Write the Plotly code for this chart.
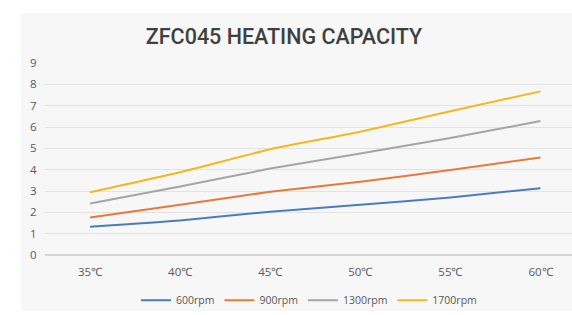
import plotly.graph_objects as go

categories = ["35℃", "40℃", "45℃", "50℃", "55℃", "60℃"]
series_names = ["600rpm", "900rpm", "1300rpm", "1700rpm"]
rpm600 = [1.33, 1.62, 2.03, 2.35, 2.70, 3.13]
rpm900 = [1.76, 2.36, 2.96, 3.43, 3.98, 4.57]
rpm1300 = [2.41, 3.21, 4.05, 4.76, 5.48, 6.28]
rpm1700 = [2.94, 3.88, 4.96, 5.78, 6.74, 7.67]
y_ticks = list(range(0, 10))
colors = ["#4A7EBB", "#E8793A", "#A5A5A5", "#F5B81C"]

fig = go.Figure()
for name, vals, col in zip(series_names, [rpm600, rpm900, rpm1300, rpm1700], colors):
    fig.add_trace(go.Scatter(x=categories, y=vals, name=name, mode="lines",
                             line=dict(color=col, width=2, shape="spline", smoothing=0.5)))

W, H = 572, 315
ml, mr, mt, mb = 45, 0, 63, 57
pw, ph = W - ml - mr, H - mt - mb
plot_bottom = H - mb
# background card region in page pixels: x 21..572, y 12..315
x0 = (21 - ml) / pw
y1 = (plot_bottom - 12) / ph
fig.add_shape(type="rect", xref="paper", yref="paper", x0=x0, x1=1.0, y0=-mb / ph, y1=y1,
              fillcolor="#F7F7F7", line=dict(width=0), layer="below")

fig.update_layout(
    width=W, height=H,
    margin=dict(l=ml, r=mr, t=mt, b=mb),
    paper_bgcolor="white", plot_bgcolor="rgba(0,0,0,0)",
    title=dict(text="ZFC045 HEATING CAPACITY", x=284 / W, xref="container", xanchor="center",
               y=1 - 36 / H, yanchor="middle",
               font=dict(family="Roboto", size=21.5, color="#404040", weight=500)),
    font=dict(family="Open Sans", size=11.5, color="#595959"),
    xaxis=dict(range=[-0.5, 5.35], showgrid=False, zeroline=False, showline=False,
               ticks="outside", ticklen=6, tickcolor="rgba(0,0,0,0)",
               tickfont=dict(size=11.5, color="#595959")),
    yaxis=dict(range=[0, 9], tickvals=y_ticks, showgrid=True, gridcolor="#E2E2E2", gridwidth=1.3,
               zeroline=True, zerolinecolor="#D4D4D4", zerolinewidth=1.5, showline=False,
               ticks="outside", ticklen=5, tickcolor="rgba(0,0,0,0)",
               tickfont=dict(size=11.5, color="#595959")),
    legend=dict(orientation="h", x=(309 - ml) / pw, xanchor="center",
                y=(plot_bottom - 304) / ph, yanchor="middle",
                font=dict(size=10.5, color="#595959"), bgcolor="rgba(0,0,0,0)"),
    showlegend=True,
)

fig.write_html("out.html", config={"displayModeBar": False},
               post_script="document.body.style.margin='0px';document.body.style.overflow='hidden';")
------------------------------------------------------------------------
Extract, word for word, each line from the top of the data down to and including the line with "import plotly.graph_objects as go"; skip the pictures.

* _Response_:
Write the Plotly code for this chart.
import plotly.graph_objects as go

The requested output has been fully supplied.